Granted it was the early seventies, but I shoveled snow for $1-$2 per walk and cut lawns for about the same. Babysitting garnered me about $2-$5 for an entire evening. At the age of 13 I got my first real job; I was a pearl diver (my dad’s vernacular for washing dishes) at a local creamery with a starting wage of $1.65 per hour. By the time I graduated high school I had held a variety of jobs including delivery driver, waiter, convenience store clerk and parade vendor. None of them paid a lot, but I got something way more valuable than money, I learned what it was like to work. The lesson has benefited me throughout my life and I’m extremely grateful for my parent’s insistence on me working.

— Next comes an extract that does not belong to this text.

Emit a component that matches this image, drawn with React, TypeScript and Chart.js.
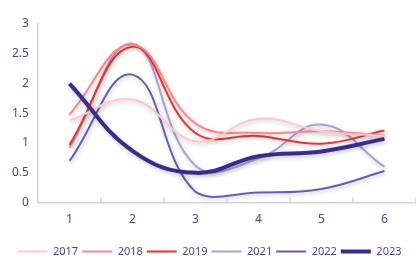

Pictured above is my son Grant. He worked part time in the warehouse at Custom Logos last summer at the tender age of 12. Now at 13 he is spending 3 days a week, 60% of his summer vacation, humping boxes in the warehouse and doing whatever other menial tasks his Uncle Tostie (family friend and our VP of Manufacturing) can find for him to do. Its hard work and he goes home sweaty and exhausted. Most work days he complains about having to go to work, but he certainly doesn’t complain about having his own money to do whatever he wants with. He’s saving half his earnings so he can buy a truck when he turns 16, since the rule in our house is we match whatever our kids come up with when its time to buy a car. Most important, he’s developing a good work ethic.

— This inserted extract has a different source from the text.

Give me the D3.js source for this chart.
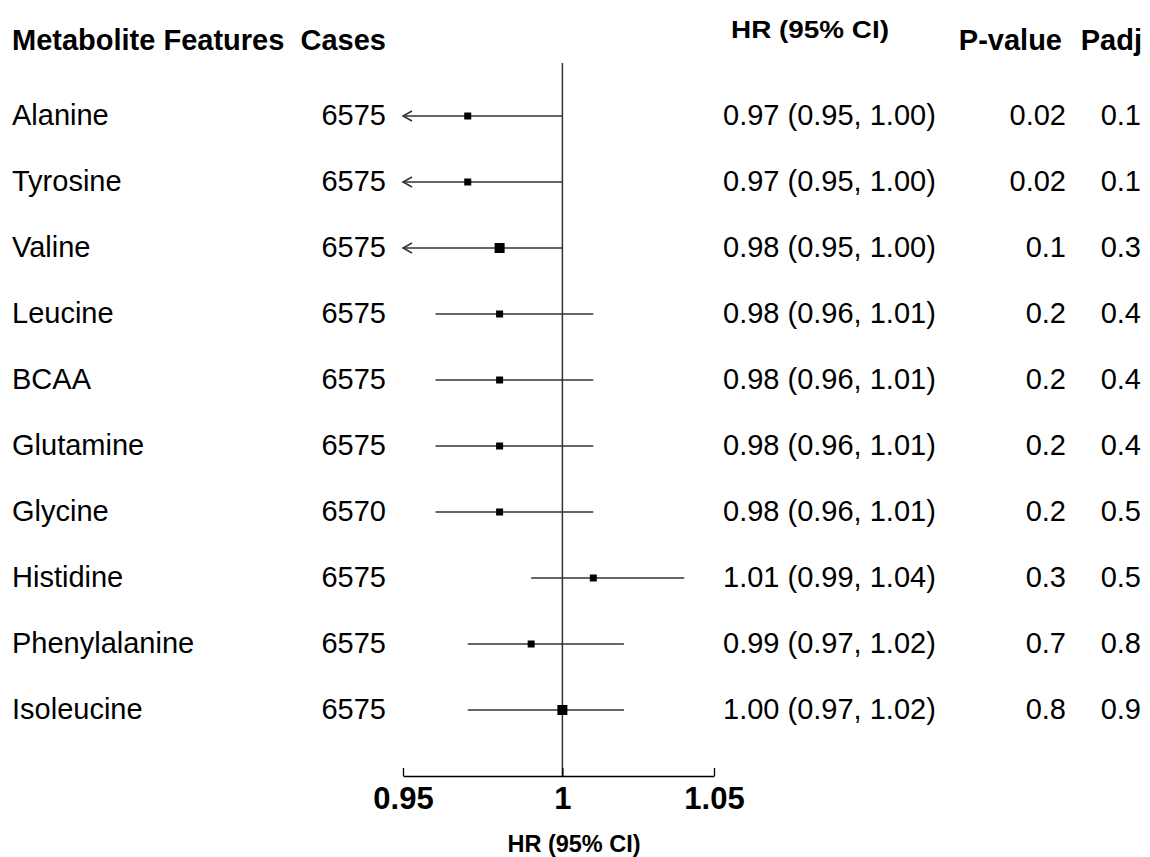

I’ve been working now for 38 years and have owned Custom Logos for the past 22 years. We have probably employed a couple hundred people over the years and currently have a staff of 45 wonderful people who have been with our company for an average tenure of over 10 years. A good work ethic is a central theme of our culture and is the reason our staff is here. Quite frankly, and sadly, a good work ethic is hard to come by these days. In my experience it appears work ethic has not been taught well, if at all, to recent generations. You can help turn the tide. Teach your kids to work. Let them learn the value of a dollar firsthand. It is a lesson that will serve them for a lifetime. I’m living proof that it works, and my kids will be too.